Of course, the military analysts who’ve been devising these crackdown plans in recent years know that they’ll need to approach this violence in a strategic way. A 2016 army report says that when the military is sent in to occupy American urban areas in the coming decades, it will have to impose the tightest zones of repression imaginable; mass surveillance on the occupied population through spies and mobile device infiltration, shutdown of the internet and cell phone access, and a targeting of online figures who have the potential to turn public opinion against the military are all said to be necessary. So is the adoption of the same warfare tactics that Israel uses to pacify the Palestinian population, wherein soldiers navigate cities exclusively by working their way through walls within city blocks.
Failing this strategy, says the report, the army’s only option for gaining access to the theorized urban guerrilla cells will be to “bulldoze the slums.” Then, implies a 2016 Pentagon training video, special operations forces will be sent in to do battle within these cities. Given the special ways that Lustgarten mentioned the cities will be made at risk of getting destabilized in the coming decades, it’s no wonder why military analysts have been putting so much emphasis on the need to intervene within U.S. megacities like New York and Washington D.C.
These kinds of tactics, while obviously drastic, are seen as the more favorable alternatives to the approaches towards snuffing out anti-colonial liberation groups which the U.S. government has used in the past, such as bombing entire city blocks. The military doesn’t want to resort to such extreme measures, at least not unless it becomes desperate for victory over a given area. What it wants, as indicated by the army’s desire for heavy censorship, repression, and surveillance within the future occupied zones, is for a rebel movement not to emerge in the first place. For the places destabilized by global warming and neoliberal social breakdown to be successfully brought under control, allowing the corporations to continue profiting off of the crisis. For the wealthy “smart cities” to keep having electricity while most of the rest of the country suffers under resource deprivation and martial law.

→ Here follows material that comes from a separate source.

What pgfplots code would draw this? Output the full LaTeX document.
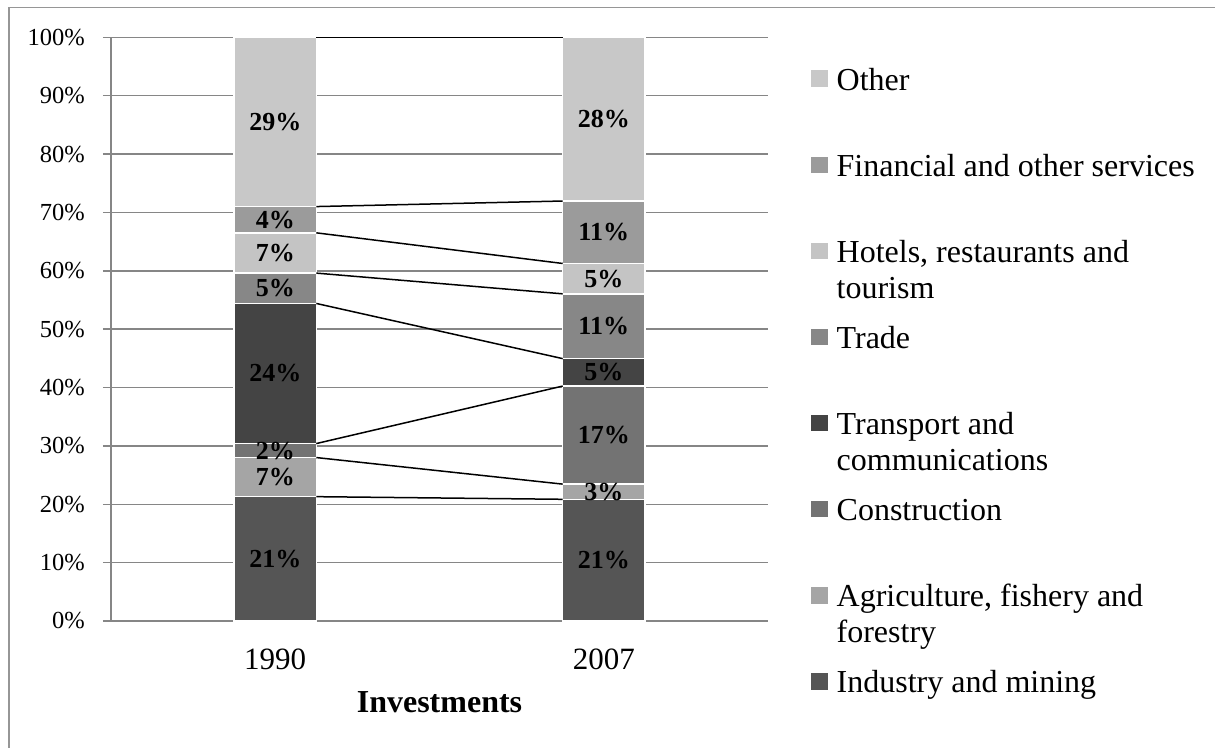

The hope is that this strategy, the strategy of keeping profits rising at all costs, will in turn serve to prevent the social conditions needed for revolution. Because as Stalin observed, the deciding factor behind whether or not a revolution can happen in a given country tends to be the strength or weakness of capital in that country; where capital is weakest, revolution has the most potential to happen. We’ll see how successful the U.S. ruling class is at fortifying capital as our social breakdown develops. But however strong the mega-corporations remain, tens of millions of people have nonetheless been permanently forced out of the workforce and into poverty. And there’s much potential for communists to help them become radicalized towards the proletarian revolutionary cause, where they’ll be much needed in the great confrontation that’s to come.